Our destination was Collingwood, more widely known as the Conn Waterhole, where the Government Surveyor had laid out a township situated about 40 miles [64 km] west of Winton.

Another man of Corfield's acquaintance, named Thomas Lynett, had left Townsville for the same destination with backing from Burns, Philp and Co. to set up a shop at Collingwood, if he deemed the then newly laid out town to be suitable upon his inspection. Apparently, though, he did not, deciding that the land there was too prone to flooding. He turned back, and eventually, he, Corfield, Fitzmaurice and one further man, a former police sergeant turned shopkeeper, Robert Allen from Aramac agreed to establish a centre east of Corfield's original destination of Collingwood. This was Winton's beginning (and Allen is hailed there as its founder), and this town would prove to be Collingwood's eventual undoing.

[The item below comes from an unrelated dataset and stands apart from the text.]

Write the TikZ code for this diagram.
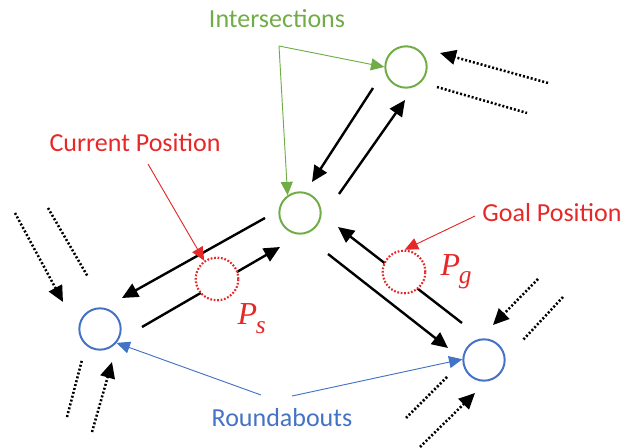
\documentclass[tikz,border=0pt]{standalone}
\usepackage{fontspec}
\setmainfont{Carlito}
\newfontfamily\symfont{Liberation Serif}
\usetikzlibrary{arrows.meta}
\definecolor{igreen}{RGB}{112,173,71}
\definecolor{rblue}{RGB}{68,114,196}
\definecolor{pred}{RGB}{230,40,40}
\newcommand{\possym}[1]{{\symfont\itshape\fontsize{24}{26}\selectfont P\kern-1pt\raisebox{-6pt}{\fontsize{19}{20}\selectfont #1}}}
\tikzset{
  junc/.style={circle,draw,line width=1.5pt,minimum size=31pt,inner sep=0pt},
  posn/.style={circle,draw=pred,fill=white,line width=1.6pt,dash pattern=on 1.3pt off 1.3pt,minimum size=32pt,inner sep=0pt},
  lane/.style={line width=1.8pt,-{Triangle[length=12pt,width=11pt]}},
  feed/.style={line width=1.9pt,dash pattern=on 1.5pt off 1.5pt},
  feedin/.style={feed,-{Triangle[length=12pt,width=11pt]}},
  hint/.style={line width=0.7pt,draw=#1,-{Triangle[length=10pt,width=9pt,fill=#1]}},
  lbl/.style={font=\fontsize{19.5}{22}\selectfont,text=#1}
}
\begin{document}
\begin{tikzpicture}[x=0.75pt,y=-0.75pt]
\useasboundingbox (0,0) rectangle (623,448);
% junctions
\node[junc,draw=igreen] (int1) at (406,67) {};
\node[junc,draw=igreen] (int2) at (300,213) {};
\node[junc,draw=rblue] (rb1) at (100,329) {};
\node[junc,draw=rblue] (rb2) at (484,360) {};
% lane ends
\coordinate (a1) at (373,88);  \coordinate (a2) at (312,182);
\coordinate (b1) at (339,194); \coordinate (b2) at (405,100);
\coordinate (c1) at (265,218); \coordinate (c2) at (122,298);
\coordinate (d1) at (142,327); \coordinate (d2) at (280,247);
\coordinate (e1) at (328,254); \coordinate (e2) at (448,348);
\coordinate (f1) at (462,323); \coordinate (f2) at (338,227);
\draw[lane] (a1) -- (a2);
\draw[lane] (b1) -- (b2);
\draw[lane] (c1) -- (c2);
\draw[lane] (d1) -- (d2);
\draw[lane] (e1) -- (e2);
\draw[lane] (f1) -- (f2);
% start and goal
\node[posn] (ps) at (217,279) {};
\node[posn] (pg) at (404,272) {};
\node[lbl=pred,anchor=base west] at (233,325) {\possym{s}};
\node[lbl=pred,anchor=base west] at (436,276) {\possym{g}};
% incoming and outgoing roads
\coordinate (g1) at (548,83);  \coordinate (g2) at (440,53);
\coordinate (g3) at (437,87);  \coordinate (g4) at (527,113);
\coordinate (h1) at (15,213);  \coordinate (h2) at (63,302);
\coordinate (h3) at (48,208);  \coordinate (h4) at (88,277);
\coordinate (k1) at (67,417);  \coordinate (k2) at (82,360);
\coordinate (k3) at (92,432);  \coordinate (k4) at (112,362);
\coordinate (m1) at (538,279); \coordinate (m2) at (493,325);
\coordinate (m3) at (563,297); \coordinate (m4) at (523,340);
\coordinate (n1) at (447,377); \coordinate (n2) at (406,418);
\coordinate (n3) at (420,447); \coordinate (n4) at (475,393);
\draw[feedin] (g1) -- (g2);
\draw[feed] (g3) -- (g4);
\draw[feedin] (h1) -- (h2);
\draw[feed] (h3) -- (h4);
\draw[feed] (k1) -- (k2);
\draw[feedin] (k3) -- (k4);
\draw[feedin] (m1) -- (m2);
\draw[feed] (m3) -- (m4);
\draw[feed] (n1) -- (n2);
\draw[feedin] (n3) -- (n4);
% labels
\node[lbl=igreen] (inter) at (277,19) {Intersections};
\coordinate (gc) at (279,46);
\draw[hint=igreen] (gc) -- (int1.west);
\draw[hint=igreen] (gc) -- (int2.125);
\node[lbl=pred] (cur) at (135,143) {Current Position};
\coordinate (cc) at (148,164);
\draw[hint=pred] (cc) -- (ps.125);
\node[lbl=pred] (goal) at (552,213) {Goal Position};
\coordinate (gg) at (475,216);
\draw[hint=pred] (gg) -- (pg.88);
\node[lbl=rblue] (rnd) at (282,418) {Roundabouts};
\coordinate (r1) at (261,395);
\coordinate (r2) at (292,396);
\draw[hint=rblue] (r1) -- (rb1.-40);
\draw[hint=rblue] (r2) -- (rb2.178);
\end{tikzpicture}
\end{document}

Lynett's misgivings about the chosen site for the new town were echoed elsewhere. A correspondent who used the name "Argus" said that nobody cared to build at the Conn Waterhole, wryly adding "...owing to the prejudice many people have against building twenty feet below flood-mark." He furthermore foresaw, correctly, that Winton would eventually become the township that was to grow into the main regional business centre. Another correspondent, identified only as "Outsider", referred to the townsite as the district's "pet grievance" for the danger posed thereto by flooding, and told the story of a would-be shopkeeper and publican who "departed disgusted for some other district" after rejecting the proposed townsite and then trying to build at a spot higher up from the Conn Waterhole at a place called Crosthwaite's Camp (likely named after Benjamin Crosthwaite), but the manager of Elderslie Station objected to this. Indeed, although the man is not named in the article, it might well have been Lynett himself. The station manager was not named, either, but may have been Donald Smith Wallace. "Outsider", too, mentioned that the townsite had been "surveyed and laid out by the Government surveyor".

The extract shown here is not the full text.